A memorandum accompanies this order. 
      
      . Plaintiff's claims of hostile work environment, unequal pay, and retaliation were decided for defendant on summary judgment.’ Order, April 21, 1999. The trial was limited to the age-based termination claim.
     
      
      . Upon a Rule 50(b) motion, a jury verdict should be overturned "only if, viewing the evidence in the light most favorable to the non-movant and giving it the advantage of every fair and reasonable inference, there is insufficient evidence from which a jury reasonably could find liability.” Fultz v. Dunn, 165 F.3d 215, 218 (3d Cir.1998) (quoting Lightning Lube, Inc. v. Witco Corp., 4 F.3d 1153, 1166 (3d Cir. 1993)). The focus is "not on whether there is literally no evidence supporting the [jsuccessful party, but whether there is evidence upon which a reasonably jury could properly base its verdict.” Villanueva v. Brown, 103 F.3d 1128, 1133 (3d Cir.1997) (citation omitted).
     
      
      . A substantial portion of defendant’s brief distinguishes three Third Circuit Court of Appeals cases — Sempier v.
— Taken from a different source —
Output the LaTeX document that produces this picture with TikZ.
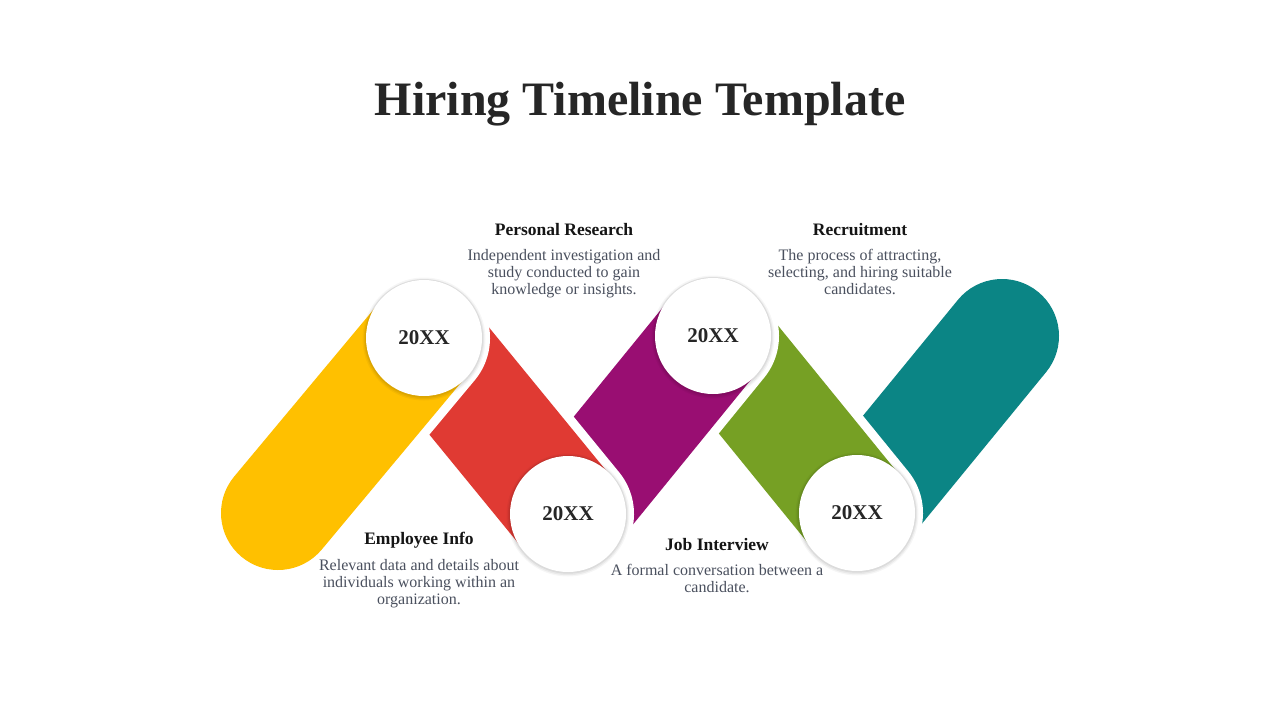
\documentclass[tikz,border=0pt]{standalone}
\usepackage{fontspec}
\setmainfont{Liberation Serif}
\usetikzlibrary{calc}
\definecolor{cyellow}{HTML}{FFC000}
\definecolor{cred}{HTML}{E03A33}
\definecolor{cpurple}{HTML}{990E72}
\definecolor{cgreen}{HTML}{76A024}
\definecolor{cteal}{HTML}{0B8585}
\definecolor{ctitle}{HTML}{262626}
\definecolor{chead}{HTML}{151515}
\definecolor{cbody}{HTML}{4A505E}
\tikzset{
  gapline/.style={line width=132pt, white, line cap=round},
  bandline/.style={line width=114pt, line cap=round},
  yearcirc/.style={circle, fill=white, minimum size=116pt, inner sep=0pt,
    font=\bfseries\fontsize{21}{24}\selectfont, text=ctitle},
  headtxt/.style={font=\bfseries\fontsize{17.5}{20}\selectfont, text=chead, anchor=center},
  bodytxt/.style={font=\fontsize{16}{17}\selectfont, text=cbody, align=center, anchor=north, inner sep=0pt},
}
\begin{document}
\begin{tikzpicture}[x=1pt,y=-1pt]
\useasboundingbox (0,0) rectangle (1280,720);
\fill[white] (0,0) rectangle (1280,720);
% vertices of the zigzag
\coordinate (p0) at (278,513);
\coordinate (p1) at (424,338);
\coordinate (p2) at (568,514);
\coordinate (p3) at (713,336);
\coordinate (p4) at (857,513);
\coordinate (p5) at (1002,336);
% bands, last first
\draw[gapline] (p4) -- (p5);
\draw[bandline, cteal] (p4) -- (p5);
\draw[gapline] (p3) -- (p4);
\draw[bandline, cgreen] (p3) -- (p4);
\draw[gapline] (p2) -- (p3);
\draw[bandline, cpurple] (p2) -- (p3);
\draw[gapline] (p1) -- (p2);
\draw[bandline, cred] (p1) -- (p2);
\draw[gapline] (p0) -- (p1);
\draw[bandline, cyellow] (p0) -- (p1);
% shadows and circles
\foreach \p in {p1,p2,p3,p4}{
  \fill[black, opacity=0.035] ($(\p)+(0,1)$) circle (61.5pt);
  \fill[black, opacity=0.05] ($(\p)+(0,1)$) circle (60.2pt);
  \fill[black, opacity=0.06] ($(\p)+(0,0.5)$) circle (59.2pt);
}
\node[yearcirc] (c1) at (p1) {20XX};
\node[yearcirc] (c2) at (p2) {20XX};
\node[yearcirc] (c3) at (p3) {20XX};
\node[yearcirc] (c4) at (p4) {20XX};
% title
\node[font=\bfseries\fontsize{48}{54}\selectfont, text=ctitle] (title) at (640,104) {Hiring Timeline Template};
% labels
\node[headtxt] (h1) at (564,230) {Personal Research};
\node[bodytxt] (b1) at (564,249) {Independent investigation and\\study conducted to gain\\knowledge or insights.};
\node[headtxt] (h2) at (860,230) {Recruitment};
\node[bodytxt] (b2) at (860,249) {The process of attracting,\\selecting, and hiring suitable\\candidates.};
\node[headtxt] (h3) at (419,540) {Employee Info};
\node[bodytxt] (b3) at (419,559) {Relevant data and details about\\individuals working within an\\organization.};
\node[headtxt] (h4) at (717,545) {Job Interview};
\node[bodytxt] (b4) at (717,564) {A formal conversation between a\\candidate.};
\end{tikzpicture}
\end{document}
Johnson & Higgins, 45 F.3d 724 (3d Cir.1995), Waldron v. SL Indus., Inc., 56 F.3d 491 (3d Cir.1995), and Brewer v. Quaker State Oil Refining Corp., 72 F.3d 326 (3d Cir.1995) — which reversed grants of summary judgment for defendant-employers. This contention, however, misses the mark. The controlling issue is whether the facts in this case are sufficient for a reasonable jury to find liability' — in other words, whether plaintiff so discredited the defendant’s proffered legitimate reason for Mr. Tu-molo’s termination that a jury could reasonably find discrimination. This inquiry is fact-intensive. Cases in which the obverse result at the summary judgment stage was disapproved on appeal are not illuminating.
     
      
      . The lack of documentation of Tumolo’s purported short-comings may cast doubt as to their existence or as to the extent that they should be credited. Testimony regarding complaints of Mr. Tumolo’s customers, tr., May 4, 1999, at 104-07, Mr. Tumolo’s refusal to seek new business, id. at 115, and management’s criticisms of his performance, tr., May 3, 1999, at 80, tr., May 4, 1999, at 119-21, were not reflected in any phone messages, personnel reports, meeting minutes, calendars, or notations of any kind.
     
      
      . The believability of defendant’s case came up in this context as well. Plaintiff contested defendant's assertion that Tumolo was "laid off” and not terminated, and, according to Engle, "theoretically” could have been recalled. Tr., May 3, 1999, at 84. Indeed, Triangle's personnel form stated that he was terminated for "poor performance” and was not eligible for rehire. PI. ex. 2. Engle dismissed that evidence as just a standard form. Tr., May 3, 1999, at 87. However, the evidence as to damages portrayed a person who was overwrought by the loss of his job, and there was little doubt that he had been fired. No objection has been made to the amount of the jury verdict.
     
      
      . Defendant’s witnesses cited sales to accounts supposedly not personally obtained by Tumolo, but this conclusory testimony was not corroborated. Defendant’s critical view of Tumolo’s performance was further undermined by the fact that six months prior to his termination Tumolo’s commission rate was raised, such that at the time of his termination he had the highest salary and commission rate in the Philadelphia district. Tr., May 3, 1999, at 91; May 4, 1999, at 90, 64.
     
      
      . In a footnote in defendant's post-trial brief, it is suggested that the admission of the letter led to an “impermissible determination” by the jury. Def. mem., at 9 n. 4. Defendant did not request a limiting instruction at trial. Fed.R.Evid. 105 (“the court, upon request, shall restrict the evidence to its proper scope and instruct the jury accordingly”).
     
      
      . Under Local Rule 7.1(e), a post-verdict movant is required to request and pay for a transcript of the trial or show cause to be excused. E.D. Pa. Local Civ. R. 7.1(e). Noncompliance may result in dismissal of the motion. Id. Here, defendant does not appear to have taken any steps to satisfy the Rule. Nevertheless, the motion has been considered and decided on the merits, a transcript having been obtained at the court’s direction.